-- Exercise aim --
Provide the data again in its entirety, exactly as given.

>>>>>

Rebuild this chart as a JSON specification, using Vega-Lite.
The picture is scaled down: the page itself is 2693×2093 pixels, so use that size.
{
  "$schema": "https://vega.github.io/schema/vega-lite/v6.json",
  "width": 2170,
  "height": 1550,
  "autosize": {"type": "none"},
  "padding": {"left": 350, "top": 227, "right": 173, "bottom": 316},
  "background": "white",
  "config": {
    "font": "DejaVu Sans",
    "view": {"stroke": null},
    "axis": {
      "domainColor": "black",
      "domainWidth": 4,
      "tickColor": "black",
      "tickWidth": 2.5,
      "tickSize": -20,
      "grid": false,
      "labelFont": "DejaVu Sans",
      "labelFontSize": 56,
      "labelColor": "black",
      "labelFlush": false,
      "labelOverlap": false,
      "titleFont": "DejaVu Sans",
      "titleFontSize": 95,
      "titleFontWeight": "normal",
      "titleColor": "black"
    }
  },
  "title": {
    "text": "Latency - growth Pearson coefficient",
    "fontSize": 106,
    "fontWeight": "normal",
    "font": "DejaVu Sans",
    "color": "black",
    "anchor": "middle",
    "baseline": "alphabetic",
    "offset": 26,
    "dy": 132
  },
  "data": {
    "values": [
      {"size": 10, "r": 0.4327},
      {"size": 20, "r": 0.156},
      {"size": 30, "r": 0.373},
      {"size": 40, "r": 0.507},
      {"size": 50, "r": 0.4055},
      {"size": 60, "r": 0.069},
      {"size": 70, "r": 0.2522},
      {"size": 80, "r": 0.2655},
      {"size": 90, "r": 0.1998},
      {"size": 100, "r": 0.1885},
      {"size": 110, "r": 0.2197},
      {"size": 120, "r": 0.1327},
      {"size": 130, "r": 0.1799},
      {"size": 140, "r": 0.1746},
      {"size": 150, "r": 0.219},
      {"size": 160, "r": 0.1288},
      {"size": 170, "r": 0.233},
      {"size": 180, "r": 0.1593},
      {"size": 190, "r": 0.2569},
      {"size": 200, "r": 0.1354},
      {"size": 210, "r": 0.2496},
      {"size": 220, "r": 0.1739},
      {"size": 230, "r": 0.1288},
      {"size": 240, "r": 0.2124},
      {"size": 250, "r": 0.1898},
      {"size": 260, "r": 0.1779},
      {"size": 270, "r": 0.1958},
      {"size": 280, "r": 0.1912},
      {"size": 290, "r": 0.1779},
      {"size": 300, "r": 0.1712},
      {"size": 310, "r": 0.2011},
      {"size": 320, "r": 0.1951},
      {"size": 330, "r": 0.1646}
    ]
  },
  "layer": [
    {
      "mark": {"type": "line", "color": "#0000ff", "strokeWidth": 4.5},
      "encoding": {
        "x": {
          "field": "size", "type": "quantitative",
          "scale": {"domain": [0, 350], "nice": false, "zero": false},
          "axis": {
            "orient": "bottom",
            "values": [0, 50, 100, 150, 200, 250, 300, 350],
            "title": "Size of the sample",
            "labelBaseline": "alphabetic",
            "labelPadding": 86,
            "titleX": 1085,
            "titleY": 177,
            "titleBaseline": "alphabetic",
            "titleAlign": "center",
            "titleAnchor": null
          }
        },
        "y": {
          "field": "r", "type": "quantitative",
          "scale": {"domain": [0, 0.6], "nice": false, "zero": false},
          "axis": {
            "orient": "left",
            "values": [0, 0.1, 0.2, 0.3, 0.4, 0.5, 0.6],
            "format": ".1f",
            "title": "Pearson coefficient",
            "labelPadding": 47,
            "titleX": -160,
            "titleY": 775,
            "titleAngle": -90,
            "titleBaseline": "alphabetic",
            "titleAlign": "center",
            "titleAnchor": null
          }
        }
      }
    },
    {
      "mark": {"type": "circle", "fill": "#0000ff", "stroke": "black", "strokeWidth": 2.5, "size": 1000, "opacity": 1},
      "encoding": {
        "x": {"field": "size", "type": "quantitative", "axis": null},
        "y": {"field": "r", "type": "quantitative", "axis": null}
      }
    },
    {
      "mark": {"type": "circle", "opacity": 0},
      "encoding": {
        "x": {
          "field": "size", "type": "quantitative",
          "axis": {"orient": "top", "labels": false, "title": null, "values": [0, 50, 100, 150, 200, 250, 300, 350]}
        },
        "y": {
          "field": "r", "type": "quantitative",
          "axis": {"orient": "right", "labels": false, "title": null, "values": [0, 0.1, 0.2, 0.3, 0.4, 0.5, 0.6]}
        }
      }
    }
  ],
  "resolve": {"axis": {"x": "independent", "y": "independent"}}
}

<<<<<

-- Exercise response --
Rebuild this chart as a JSON specification, using Vega-Lite.
The picture is scaled down: the page itself is 2693×2093 pixels, so use that size.
{
  "$schema": "https://vega.github.io/schema/vega-lite/v6.json",
  "width": 2170,
  "height": 1550,
  "autosize": {"type": "none"},
  "padding": {"left": 350, "top": 227, "right": 173, "bottom": 316},
  "background": "white",
  "config": {
    "font": "DejaVu Sans",
    "view": {"stroke": null},
    "axis": {
      "domainColor": "black",
      "domainWidth": 4,
      "tickColor": "black",
      "tickWidth": 2.5,
      "tickSize": -20,
      "grid": false,
      "labelFont": "DejaVu Sans",
      "labelFontSize": 56,
      "labelColor": "black",
      "labelFlush": false,
      "labelOverlap": false,
      "titleFont": "DejaVu Sans",
      "titleFontSize": 95,
      "titleFontWeight": "normal",
      "titleColor": "black"
    }
  },
  "title": {
    "text": "Latency - growth Pearson coefficient",
    "fontSize": 106,
    "fontWeight": "normal",
    "font": "DejaVu Sans",
    "color": "black",
    "anchor": "middle",
    "baseline": "alphabetic",
    "offset": 26,
    "dy": 132
  },
  "data": {
    "values": [
      {"size": 10, "r": 0.4327},
      {"size": 20, "r": 0.156},
      {"size": 30, "r": 0.373},
      {"size": 40, "r": 0.507},
      {"size": 50, "r": 0.4055},
      {"size": 60, "r": 0.069},
      {"size": 70, "r": 0.2522},
      {"size": 80, "r": 0.2655},
      {"size": 90, "r": 0.1998},
      {"size": 100, "r": 0.1885},
      {"size": 110, "r": 0.2197},
      {"size": 120, "r": 0.1327},
      {"size": 130, "r": 0.1799},
      {"size": 140, "r": 0.1746},
      {"size": 150, "r": 0.219},
      {"size": 160, "r": 0.1288},
      {"size": 170, "r": 0.233},
      {"size": 180, "r": 0.1593},
      {"size": 190, "r": 0.2569},
      {"size": 200, "r": 0.1354},
      {"size": 210, "r": 0.2496},
      {"size": 220, "r": 0.1739},
      {"size": 230, "r": 0.1288},
      {"size": 240, "r": 0.2124},
      {"size": 250, "r": 0.1898},
      {"size": 260, "r": 0.1779},
      {"size": 270, "r": 0.1958},
      {"size": 280, "r": 0.1912},
      {"size": 290, "r": 0.1779},
      {"size": 300, "r": 0.1712},
      {"size": 310, "r": 0.2011},
      {"size": 320, "r": 0.1951},
      {"size": 330, "r": 0.1646}
    ]
  },
  "layer": [
    {
      "mark": {"type": "line", "color": "#0000ff", "strokeWidth": 4.5},
      "encoding": {
        "x": {
          "field": "size", "type": "quantitative",
          "scale": {"domain": [0, 350], "nice": false, "zero": false},
          "axis": {
            "orient": "bottom",
            "values": [0, 50, 100, 150, 200, 250, 300, 350],
            "title": "Size of the sample",
            "labelBaseline": "alphabetic",
            "labelPadding": 86,
            "titleX": 1085,
            "titleY": 177,
            "titleBaseline": "alphabetic",
            "titleAlign": "center",
            "titleAnchor": null
          }
        },
        "y": {
          "field": "r", "type": "quantitative",
          "scale": {"domain": [0, 0.6], "nice": false, "zero": false},
          "axis": {
            "orient": "left",
            "values": [0, 0.1, 0.2, 0.3, 0.4, 0.5, 0.6],
            "format": ".1f",
            "title": "Pearson coefficient",
            "labelPadding": 47,
            "titleX": -160,
            "titleY": 775,
            "titleAngle": -90,
            "titleBaseline": "alphabetic",
            "titleAlign": "center",
            "titleAnchor": null
          }
        }
      }
    },
    {
      "mark": {"type": "circle", "fill": "#0000ff", "stroke": "black", "strokeWidth": 2.5, "size": 1000, "opacity": 1},
      "encoding": {
        "x": {"field": "size", "type": "quantitative", "axis": null},
        "y": {"field": "r", "type": "quantitative", "axis": null}
      }
    },
    {
      "mark": {"type": "circle", "opacity": 0},
      "encoding": {
        "x": {
          "field": "size", "type": "quantitative",
          "axis": {"orient": "top", "labels": false, "title": null, "values": [0, 50, 100, 150, 200, 250, 300, 350]}
        },
        "y": {
          "field": "r", "type": "quantitative",
          "axis": {"orient": "right", "labels": false, "title": null, "values": [0, 0.1, 0.2, 0.3, 0.4, 0.5, 0.6]}
        }
      }
    }
  ],
  "resolve": {"axis": {"x": "independent", "y": "independent"}}
}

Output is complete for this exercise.